The 60-vote threshold on controversial matters is a hallmark of the Senate. The Majority Leader has said so himself. It fosters compromise, it fosters bipartisanship, it makes the Senate more deliberative – “60-votes” ought to be the epigraph of the Senate. Losing that standard on the Supreme Court, a hugely controversial matter, erodes the very nature of this body.
Mr. President, the 60-vote bar in the Senate is the guardrail of our democracy. When our body politic is veering too far to the right or to the left, the answer is not to dismantle the guard rails and go over the cliff, but to turn the wheel back toward the middle.
The answer is not to undo the guardrails -- the rules -- it’s to steer back to the middle and get a more mainstream candidate.
With respect to the Supreme Court, the 60-vote threshold operates as a guardrail against judicial extremism. When 60 votes – typically a bipartisan supermajority – are required for confirmation, nominees tend to be in the judicial mainstream. The only nominee on the Court to be confirmed with less than 60 votes was Justice Thomas, who is widely recognized to be the most ideological extreme Supreme Court justice.
It will mean the end of any pressure on any future President to nominate someone in the mainstream. When it comes to the courts, the guardrails are being dismantled.
There will be more 5-4 decisions, as our Ranking Member of the Judiciary Committee has pointed out. There will be less faith in the Supreme Court because it will be seen as a political body, an extension of our most divisive debates. And as a result, American’s faith in the integrity of the Court and the trust in the rule of law in America will suffer.
In conclusion, I am disheartened that we are here. In the sweep of history, the Senate has been the place where great, seemingly intractable disagreements in American politics finally give way to compromise, precisely because we have a set of rules that requires it. The story of the Senate is one of fierce debate but eventual cooperation. We tend to pull back when things get too heated, because we all care about this institution and its role in our national political life.
In this case, cumulative resentments from years of partisan trench warfare were too great.
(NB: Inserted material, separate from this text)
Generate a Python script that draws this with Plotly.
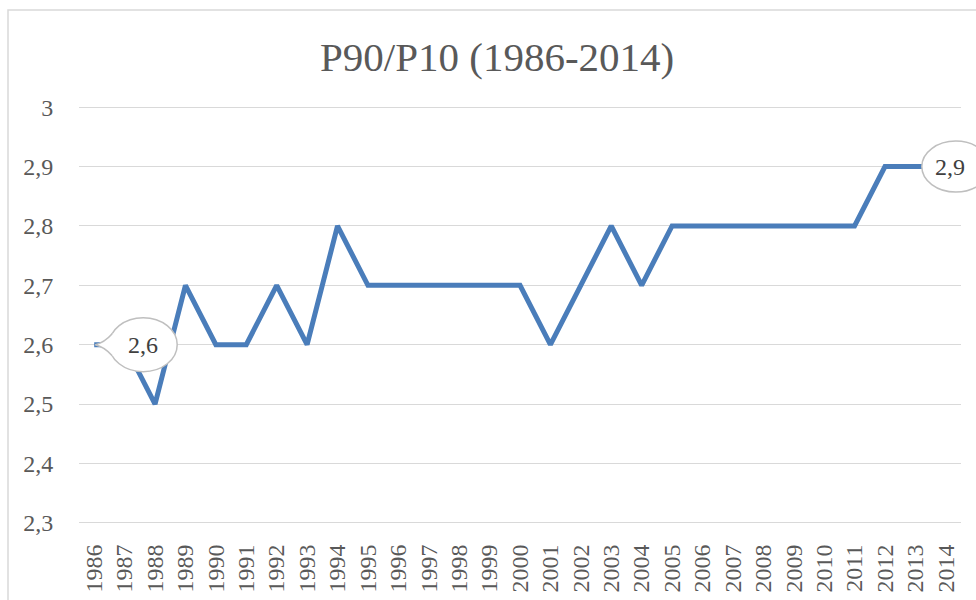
import plotly.graph_objects as go

years = list(range(1986, 2015))
values = [2.6, 2.6, 2.5, 2.7, 2.6, 2.6, 2.7, 2.6, 2.8, 2.7,
          2.7, 2.7, 2.7, 2.7, 2.7, 2.6, 2.7, 2.8, 2.7, 2.8,
          2.8, 2.8, 2.8, 2.8, 2.8, 2.8, 2.9, 2.9, 2.9]
y_ticks = [2.3, 2.4, 2.5, 2.6, 2.7, 2.8, 2.9, 3.0]
y_tick_labels = ["2,3", "2,4", "2,5", "2,6", "2,7", "2,8", "2,9", "3"]
title = "P90/P10 (1986-2014)"

LINE = "#4A7DBA"
GRID = "#D9D9D9"
TXT = "#595959"
FONT = "Liberation Serif, Times New Roman, serif"

x0r, x1r = years[0] - 0.5, years[-1] + 0.5
y0r, y1r = 2.298, 3.002
PT, PB = 106, 76   # plot area top/bottom margins (px)
PL, PR = 79, 15
PH = 600 - PT - PB
PW = 976 - PL - PR


def frac(yr):
    return (yr - x0r) / (x1r - x0r)


fig = go.Figure()
fig.add_trace(go.Scatter(x=years, y=values, mode="lines",
                         line=dict(color=LINE, width=5),
                         hoverinfo="skip", showlegend=False))

shapes = []
annotations = []

# Callout for first point (with tail pointing left to the point)
first_i = 0
shapes.append(dict(type="circle", xref="paper", yref="y",
                   xsizemode="pixel", ysizemode="pixel",
                   xanchor=frac(years[first_i]), yanchor=values[first_i],
                   x0=15, x1=83, y0=-27, y1=27,
                   fillcolor="white", line=dict(color="#BFBFBF", width=1.5)))
shapes.append(dict(type="path", xref="paper", yref="y",
                   xsizemode="pixel", ysizemode="pixel",
                   xanchor=frac(years[first_i]), yanchor=values[first_i],
                   path="M 27,11 L 18,11 Q 10,2 1,0 Q 10,-2 18,-11 L 27,-11 Z",
                   fillcolor="white", line=dict(width=0)))
shapes.append(dict(type="path", xref="paper", yref="y",
                   xsizemode="pixel", ysizemode="pixel",
                   xanchor=frac(years[first_i]), yanchor=values[first_i],
                   path="M 18,11 Q 10,2 1,0 Q 10,-2 18,-11",
                   fillcolor="rgba(0,0,0,0)", line=dict(color="#BFBFBF", width=1.5)))
annotations.append(dict(x=frac(years[first_i]), y=values[first_i], xref="paper", yref="y",
                        text="2,6", showarrow=False, xanchor="center", yanchor="middle",
                        xshift=49, yshift=0,
                        font=dict(family=FONT, size=24, color="#404040")))

# Callout for last point
last_i = len(years) - 1
shapes.append(dict(type="circle", xref="paper", yref="y",
                   xsizemode="pixel", ysizemode="pixel",
                   xanchor=frac(years[last_i]), yanchor=values[last_i],
                   x0=-24, x1=44, y0=-25.5, y1=25.5,
                   fillcolor="white", line=dict(color="#BFBFBF", width=1.5)))
annotations.append(dict(x=frac(years[last_i]), y=values[last_i], xref="paper", yref="y",
                        text="2,9", showarrow=False, xanchor="center", yanchor="middle",
                        xshift=4, yshift=0,
                        font=dict(family=FONT, size=24, color="#404040")))

# chart border
shapes.append(dict(type="rect", xref="paper", yref="paper",
                   x0=(8 - PL) / PW, x1=1.2, y0=-0.4, y1=(600 - PB - 10) / PH,
                   fillcolor="rgba(0,0,0,0)", line=dict(color=GRID, width=1.5),
                   layer="below"))

annotations.append(dict(x=(497 - PL) / PW, y=(600 - PB - 57) / PH, xref="paper", yref="paper",
                        text=title, showarrow=False, xanchor="center", yanchor="middle",
                        font=dict(family=FONT, size=41, color=TXT)))

fig.update_layout(
    width=976, height=600,
    margin=dict(l=PL, r=PR, t=PT, b=PB, autoexpand=False),
    paper_bgcolor="white", plot_bgcolor="white",
    shapes=shapes, annotations=annotations,
    xaxis=dict(range=[x0r, x1r], tickmode="array", tickvals=years,
               ticktext=[str(y) for y in years], tickangle=-90,
               showgrid=False, zeroline=False, automargin=False,
               showline=False,
               ticks="outside", ticklen=10, tickcolor="rgba(0,0,0,0)",
               tickfont=dict(family=FONT, size=24, color=TXT), fixedrange=True),
    yaxis=dict(range=[y0r, y1r], tickmode="array", tickvals=y_ticks,
               ticktext=y_tick_labels, showgrid=True, gridcolor=GRID, gridwidth=1.3,
               zeroline=False, showline=False, automargin=False,
               ticks="outside", ticklen=20, tickcolor="rgba(0,0,0,0)",
               tickfont=dict(family=FONT, size=24, color=TXT), fixedrange=True),
)

fig.write_html("out.html", config={"displayModeBar": False},
               post_script="document.body.style.margin='0px';document.body.style.overflow='hidden';")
Instead of the Senate forcing us to change, Senators have decided to change the Senate. And I worry a great deal about what that means for the future.
Twenty years ago, I think even the most partisan would say that the 60-vote threshold was basically inviolable. Today, it will be gone for all nominations, but at least not for legislation. Now, my friend the Majority Leader has said he has no interest in removing the barrier for legislation. I agree with him wholeheartedly and I take him at his word. I hope that we can get together to do more in future months to ensure that the 60-vote threshold for legislation remains.
But just as it seemed unthinkable only a few decades ago that we’d change the rules for nominees, today’s vote is a cautionary tale about how unbridled partisan escalation can ultimately overwhelm our basic inclination to work together and frustrate our efforts to pull back; blocking us from steering the ship of the Senate away from the rocks.
There’s a reason it was dubbed the nuclear option. It is the most extreme measure, with the most extreme consequences. And while I’m sure we will continue to debate what got us here, I know that in 20, 30, or 40 years, we will sadly point to today as a turning point in the history of the Senate and the Supreme Court. This is a day when we irrevocably move away from the principles our Founders intended for these institutions: principles of bipartisanship, moderation, and consensus.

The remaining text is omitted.